38 personnes témoins d'un
crime dans la nuit, certes de loin et pour la plupart n'ayant rien
vu mais toutes ayant été réveillées
par les cris. Au matin, personne n'a rien vu, rien entendu. 38 lâches
et coupables de non assistance à personne en danger, ou bien
juste des individus qui n'ont pas bien jugé la situation
?
Le scénario est absolument passionnant, portant sur la responsabilité
collective, la culpabilité individuelle, le pardon ou son
impossibilité. Les personnages portent chacun un poids infini,
ne sont pas figés, ils hésitent, se contredisent,
aucun n'a vraiment tort, aucun n'a complètement raison, les
questions affluent tout le long du récit, qui a le grand
mérite de ne pas donner de réponses toutes faites.
Au final, il reste des zones d'ombre importantes, des débats
non tranchés, des soulagements pas complètement assumés,
des regrets et des remords pleins de doutes.
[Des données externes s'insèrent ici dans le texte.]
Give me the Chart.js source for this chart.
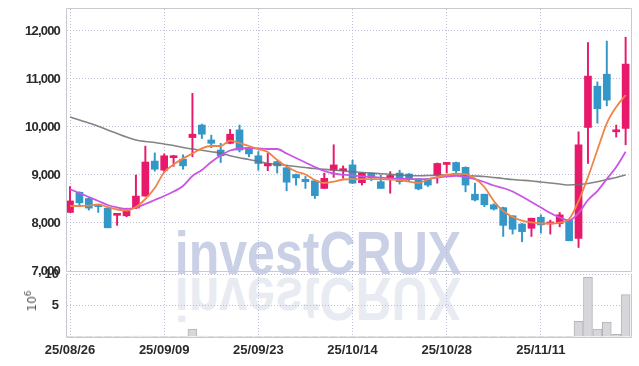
<!DOCTYPE html>
<html><head><meta charset="utf-8">
<script src="https://cdn.jsdelivr.net/npm/chart.js@4.4.1/dist/chart.umd.min.js"></script>
<style>
html,body{margin:0;padding:0;background:#fff;width:639px;height:366px;overflow:hidden;}
body{position:relative;}
.wm{position:absolute;left:118px;width:400px;text-align:center;top:223px;font:bold 61px 'Liberation Sans',Arial,sans-serif;line-height:61px;white-space:nowrap;}
#wm1{color:#cad0e5;transform:scaleX(0.82);}
#wm2{color:#e9ebf3;transform-origin:50% 53px;transform:scale(0.82,-1);}
canvas{position:absolute;left:0;}
#pc{top:0;}
#vc{top:262px;}
#unit{position:absolute;left:31px;top:301px;transform:translate(-50%,-50%) rotate(-90deg);font:12px 'DejaVu Sans',sans-serif;color:#555;white-space:nowrap;}
#unit sup{font-size:9px;}
</style></head>
<body>
<div class="wm" id="wm1">investCRUX</div>
<div class="wm" id="wm2">investCRUX</div>
<canvas id="pc" width="639" height="285"></canvas>
<canvas id="vc" width="639" height="104"></canvas>
<div id="unit">10<sup>6</sup></div>
<script>
const dates = ['25/08/26','25/08/27','25/08/28','25/08/29','25/09/01','25/09/02','25/09/03','25/09/04','25/09/05','25/09/08',
'25/09/09','25/09/10','25/09/11','25/09/12','25/09/15','25/09/16','25/09/17','25/09/18','25/09/19','25/09/22',
'25/09/23','25/09/24','25/09/25','25/09/26','25/09/29','25/09/30','25/10/01','25/10/02','25/10/10','25/10/13',
'25/10/14','25/10/15','25/10/16','25/10/17','25/10/20','25/10/21','25/10/22','25/10/23','25/10/24','25/10/27',
'25/10/28','25/10/29','25/10/30','25/10/31','25/11/03','25/11/04','25/11/05','25/11/06','25/11/07','25/11/10',
'25/11/11','25/11/12','25/11/13','25/11/14','25/11/17','25/11/18','25/11/19','25/11/20','25/11/21','25/11/24'];
const opens  = [8220,8640,8510,8360,8310,8160,8150,8310,8560,9290, 9100,9360,9330,9780,10040,9730,9520,9660,9940,9560,
 9400,9190,9280,9150,9010,8910,8880,8720,9100,9090, 9210,8840,9040,8860,8930,9040,9020,8920,8920,9000,
 9220,9260,9160,8600,8600,8380,8320,8150,7980,7890, 8120,7980,7990,8060,7680,9990,10850,11100,9900,9970];
const highs  = [8760,8650,8530,8370,8320,8200,8310,9000,9600,9460, 9440,9410,9420,10700,10060,9830,9660,9950,10040,9560,
 9490,9450,9290,9210,9020,8970,8880,9040,9630,9190, 9310,9050,9040,9000,9070,9100,9030,8920,8930,9250,
 9260,9270,9170,8830,8600,8400,8330,8150,7990,8100, 8170,8060,8220,8080,9900,11760,10940,11790,10040,11870];
const lows   = [8220,8340,8270,8220,7900,7950,8130,8300,8560,9080, 9060,9180,9120,9380,9760,9570,9260,9650,9480,9380,
 9100,9090,9040,8670,8790,8720,8510,8720,8950,8930, 8820,8790,8880,8720,8620,8810,8860,8690,8760,8830,
 9040,9040,8650,8460,8340,8270,7720,7770,7610,7720, 7790,7770,7920,7630,7490,9240,10080,10440,9790,9630];
const closes = [8460,8420,8310,8340,7900,8190,8250,8560,9270,9120, 9400,9400,9190,9850,9850,9660,9400,9850,9520,9440,
 9240,9240,9190,8850,8940,8860,8570,8930,9210,9120, 8830,9040,8940,8720,8990,8860,8910,8710,8790,9240,
 9260,9090,8790,8480,8380,8290,7950,7870,7820,8100, 7960,8010,8170,7630,9630,11060,10380,10560,9920,11310];
const ma5   = [8354,8354,8364,8385,8333,8281,8260,8333,8500,8729, 9056,9219,9343,9448,9556,9604,9604,9718,9666,9604,
 9541,9479,9312,9177,9073,9010,8895,8833,8860,8906, 8916,8916,8916,8910,8906,8895,8864,8833,8906,8958,
 9000,9027,9020,8927,8750,8458,8250,8125,8048,8014, 7990,7990,8010,8083,8458,8958,9520,10076,10416,10666];
const ma20  = [8702,8625,8541,8458,8375,8323,8291,8323,8396,8479, 8562,8656,8770,8979,9104,9270,9406,9510,9552,9562,
 9552,9541,9541,9448,9354,9260,9166,9083,9031,9006, 8990,8973,8958,8944,8931,8923,8916,8912,8916,8948,
 8968,8983,8958,8916,8854,8781,8729,8656,8552,8437, 8323,8208,8114,8052,8208,8479,8666,8916,9166,9485];
const ma120 = [10208,10146,10083,10016,9937,9864,9791,9729,9697,9677, 9646,9614,9573,9541,9514,9485,9458,9402,9360,9323,
 9281,9243,9218,9197,9177,9156,9135,9118,9104,9083, 9069,9052,9042,9027,9014,9000,8990,8983,8990,8994,
 9000,9000,8990,8979,8968,8948,8927,8906,8891,8875, 8854,8833,8812,8791,8802,8823,8860,8906,8948,9000];
const volumes = [0.02,0.02,0.02,0.02,0.02,0.02,0.02,0.15,0.15,0.02, 0.02,0.02,0.02,1.25,0.15,0.02,0.02,0.15,0.02,0.02,
 0.02,0.02,0.02,0.02,0.02,0.02,0.02,0.02,0.02,0.02, 0.02,0.02,0.02,0.02,0.02,0.02,0.02,0.02,0.02,0.02,
 0.02,0.02,0.02,0.02,0.02,0.02,0.02,0.02,0.02,0.02, 0.02,0.02,0.02,0.02,2.47,9.47,1.24,2.37,0.43,6.73];
const priceTicks = [7000,8000,9000,10000,11000,12000];
const volTicks = [0,5,10];
const labelIdx = [0,10,20,30,40,50];

const RED = '#e8196b', BLUE = '#3397c8';
const GRID = 'rgba(175,178,210,0.85)';
const FRAME = '#c9c9cf';
const TICKFONT = {family:"'Liberation Sans',Arial,sans-serif", size:13, weight:'bold'};
const col = (i) => closes[i] >= opens[i] ? RED : BLUE;
const idx = dates.map((d,i)=>i);

const framePlugin = {
  id:'frame',
  beforeDraw(chart, args, opts){ chart.ctx.letterSpacing = opts.ls || '0px'; },
  afterDraw(chart, args, opts){
    const {ctx, chartArea:a} = chart;
    ctx.save(); ctx.strokeStyle = FRAME; ctx.lineWidth = 1;
    ctx.beginPath();
    const l=Math.round(a.left)-0.5, r=Math.round(a.right)+0.5, t=Math.round(a.top)-0.5, b=Math.round(a.bottom)+0.5;
    if (opts.top) { ctx.moveTo(l,t); ctx.lineTo(r,t); }
    ctx.moveTo(l,t); ctx.lineTo(l,b); ctx.lineTo(r,b); ctx.lineTo(r,t);
    ctx.stroke(); ctx.restore();
  }
};
const zeroPad = s => { s.paddingTop = 0; s.paddingBottom = 0; s.paddingLeft = 0; s.paddingRight = 0; };

const xScale = (showTicks, h) => ({
  type:'linear', min:-0.32, max:59.57, offset:false, bounds:'data',
  afterBuildTicks: s => { s.ticks = labelIdx.map(v=>({value:v})); },
  afterFit: s => { s.height = h; zeroPad(s); },
  grid:{color:GRID, lineWidth:1, drawTicks:false, offset:false},
  border:{display:false, dash:[1,2]},
  ticks:{display:showTicks, padding:6, color:'#2a2a2a', font:TICKFONT, maxRotation:0, autoSkip:false,
         callback: v => dates[v]}
});

new Chart(document.getElementById('pc'), {
  type:'bar',
  data:{
    datasets:[
      {type:'line', label:'MA5', data: idx.map(i=>({x:i,y:ma5[i]})), borderColor:'#f08348', borderWidth:1.8, pointRadius:0, cubicInterpolationMode:'monotone', order:0},
      {type:'line', label:'MA20', data: idx.map(i=>({x:i,y:ma20[i]})), borderColor:'#c955e6', borderWidth:1.8, pointRadius:0, cubicInterpolationMode:'monotone', order:0},
      {type:'line', label:'MA120', data: idx.map(i=>({x:i,y:ma120[i]})), borderColor:'rgba(110,110,110,0.85)', borderWidth:1.6, pointRadius:0, cubicInterpolationMode:'monotone', order:0},
      {type:'bar', label:'body', data: idx.map(i=>({x:i,y:[opens[i],closes[i]]})), backgroundColor: c=>col(c.dataIndex), barThickness:7, minBarLength:2, grouped:false, order:1},
      {type:'bar', label:'wick', data: idx.map(i=>({x:i,y:[lows[i],highs[i]]})), backgroundColor: c=>col(c.dataIndex), barThickness:1.3, grouped:false, order:2}
    ]
  },
  options:{
    responsive:false, animation:false, devicePixelRatio:1,
    layout:{padding:{left:0,right:8,top:9,bottom:14}},
    plugins:{legend:{display:false}, tooltip:{enabled:false}, frame:{top:true, ls:'-0.8px'}},
    scales:{
      x: xScale(false, 0),
      y:{ type:'linear', min:7000, max:12458,
        afterBuildTicks: s => { s.ticks = priceTicks.map(v=>({value:v})); },
        afterFit: s => { s.width = 67; zeroPad(s); },
        grid:{color:GRID, drawTicks:false}, border:{display:false, dash:[1,2]},
        ticks:{padding:7, color:'#2a2a2a', font:TICKFONT, callback: v => v.toLocaleString('en-US')}
      }
    }
  },
  plugins:[framePlugin]
});

new Chart(document.getElementById('vc'), {
  type:'bar',
  data:{
    datasets:[
      {type:'bar', label:'Volume', data: idx.map(i=>({x:i,y:volumes[i]})), backgroundColor:'rgba(214,214,219,1)', borderColor:'rgba(180,180,186,1)', borderWidth:1, barThickness:9, grouped:false}
    ]
  },
  options:{
    responsive:false, animation:false, devicePixelRatio:1,
    layout:{padding:{left:0,right:8,top:12,bottom:0}},
    plugins:{legend:{display:false}, tooltip:{enabled:false}, frame:{top:false, ls:'0px'}},
    scales:{
      x: xScale(true, 29),
      y:{ type:'linear', min:0, max:10,
        afterBuildTicks: s => { s.ticks = volTicks.map(v=>({value:v})); },
        afterFit: s => { s.width = 67; zeroPad(s); },
        grid:{color:GRID, drawTicks:false}, border:{display:false, dash:[1,2]},
        ticks:{padding:8, color:'#2a2a2a', font:TICKFONT, callback: v => v === 0 ? '' : String(v)}
      }
    }
  },
  plugins:[framePlugin]
});
</script>
</body></html>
Le scénario
ne juge pas, certains personnages le font, d'autres pas. Au spectateur
de trouver son point de vue, ou bien pas : il peut aussi rester
dans l'interrogation, et quoiqu'il arrive c'est bien la réaction
dans une véritable situation de cet ordre qui compte, pas
ce qu'on pense faire si cela arrivait. Il est très facile
de dire "je serais intervenu, j'aurais appelé, j'aurais
fait ceci ou cela…" C'est au moment où les choses
arrivent que l'on sait ce qu'on est capable de faire, ou de ne pas
faire.
La mise en scène et la direction d'acteurs peuvent surprendre.
Lucas Belvaux n'a sans doute pas demandé un jeu naturel.
Les dialogues sont très écrits, l'intérêt
est dans ce qui se dit, non pas dans la façon dont les choses
sont énoncées. L'utilisation des décors, intérieurs
et extérieurs, donne aussi une étrange impression
d'irréalité, comme au théâtre. On est
loin d'un aspect documentaire, le côté schématique
ou théorique est mis en avant. On peut trouver cela désincarné
et pesant, ou bien au contraire donnant la distance nécessaire
pour supporter l'ambiance oppressante. Quel que soit le ressenti
du spectateur, c'est un choix de la part du réalisateur,
un point de vue venant de quelqu'un qui a quelque chose à
dire et à montrer, qui questionne, qui met le spectateur
dans une position de citoyen capable de réfléchir.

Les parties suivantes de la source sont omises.